Now 60 years old, Polanski is married to 28-year-old actress Emmanuelle Seigner (who has starred in two of his films, Frantic and Bitter Moon) and has a two-year-old daughter named Morgane. He has just finished his newest film, Death and the Maiden, based on Ariel Dorfman's play about a woman (Sigourney Weaver) who thinks the man who shows up at her house (Ben Kingsley) is the very person who tortured her in an unnamed South American country.

I met Polanski as he was putting the finishing touches on Death and the Maiden in Paris. He works in a quiet suburb that is so drab and undistinguished; it could be located in Anywhere, USA.

"I don't know where to begin," I begin, as Roman Polanski and i walk from the mixing room to a small restaurant. "I saw all your movies again last week, read your autobiography, and read every interview with you that's ever been published."

"You had nothing better to do with your time?" he asks in his heavily accented English.

"This is my job," I say.

"Well, so now there is nothing to talk about," he says. "You know everything, you've seen everything."

"Wouldn't you love to see a story about yourself that doesn't contain the three words 'unlawful sexual intercourse'?"

Polanski visibly brightens at the thought.

"Sorry," I say. "This ain't it."

"It always comes back to that," he says wearily. But he's smiling.

"I asked a hundred people about you..."

"People who know me or only of me?" he asks.

"Both."

"And?" he asks hopefully.

I rotate my hand in the universal gesture of fifty/fifty: "Pervert/fool. Except for three of my girlfriends who think the whole thing with the girl was overblown, the rest pretty much fell into those categories."

"Everybody's got an opinion, eh?" he says. For the next 10 minutes, he translates the menu from French (I don't speak a word) and extols the merits of blood sausage and kidneys. I choose rack of lamb, and so does he. We split an appetizer of foie gras.

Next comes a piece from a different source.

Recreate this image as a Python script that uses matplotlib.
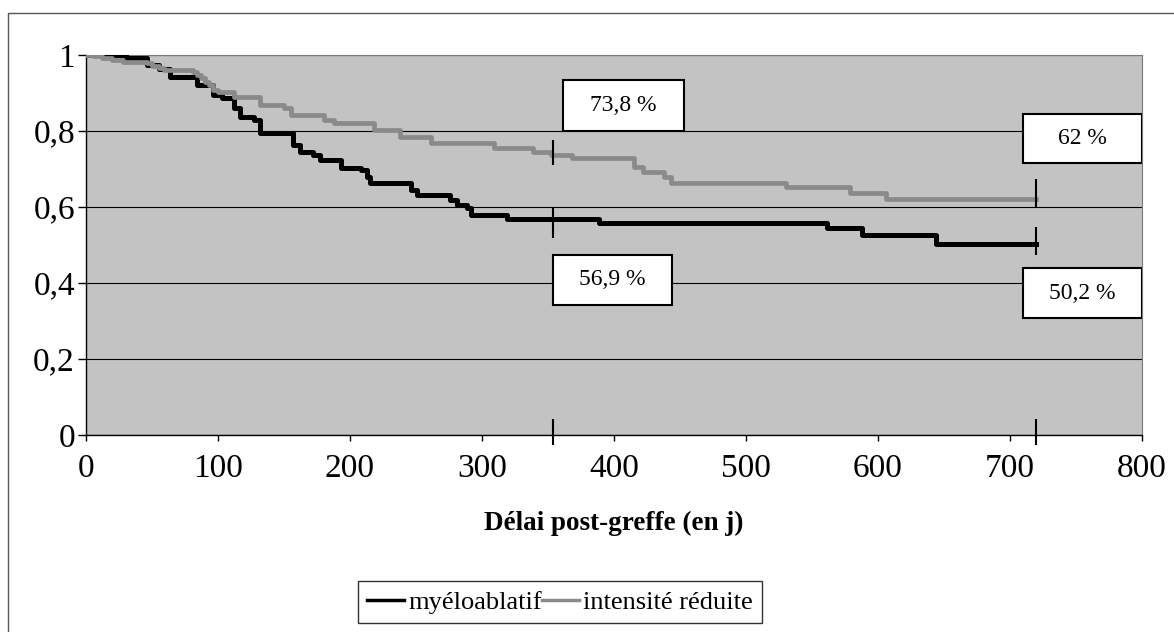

"I have a bone to pick with you," I tell him, trying not to obsess on what a cholesterol nightmare this is. "I know you and Emmanuelle have a child. And I read all these interviews where you said how sorry you felt for people who didn't have children, because they would never know this fabulous thing they were missing. What kind of crap is this?"

"This is not crap," he says, raising his voice. "Why do you think it's crap?"

"For 60 years you didn't have a baby, you were missing this and didn't know it? You were miserable, but you just weren't smart enough to realize it?"

"You see other people being happy, so you suspect that it's something great, but it's the difference between watching, for example, somebody having an orgasm and experiencing one for yourself."

Oh.

"You don't understand what I'm saying?" he asks, getting a little red in the face. "Do you have children?"

"No."

"No! I would know it right away from what you said. Have you ever been in love?"

This is not going the way I planned it. "Yes, I'm in love."

"There are some people who go through their lives without being in love. You think they miss something or not?"

"Yeah, they miss something..." I'm fervently hoping no one in the restaurant understands English.

"Don't you feel sorry for them?" he asks.

"Not in the least. What am I, God? I gotta feel sorry for everyone who doesn't get to experience everything?" Now I'm shouting. "Maybe love would fuck up their ability to create, maybe it would derail their plans. Maybe the sex would confuse them. No, I don't feel sorry..."

Polanski puts his hand on mine. "Let's eat," he says, becoming at once very French and very fatherly.

The foie gras calms our nerves, but who knows what it's doing to our arteries?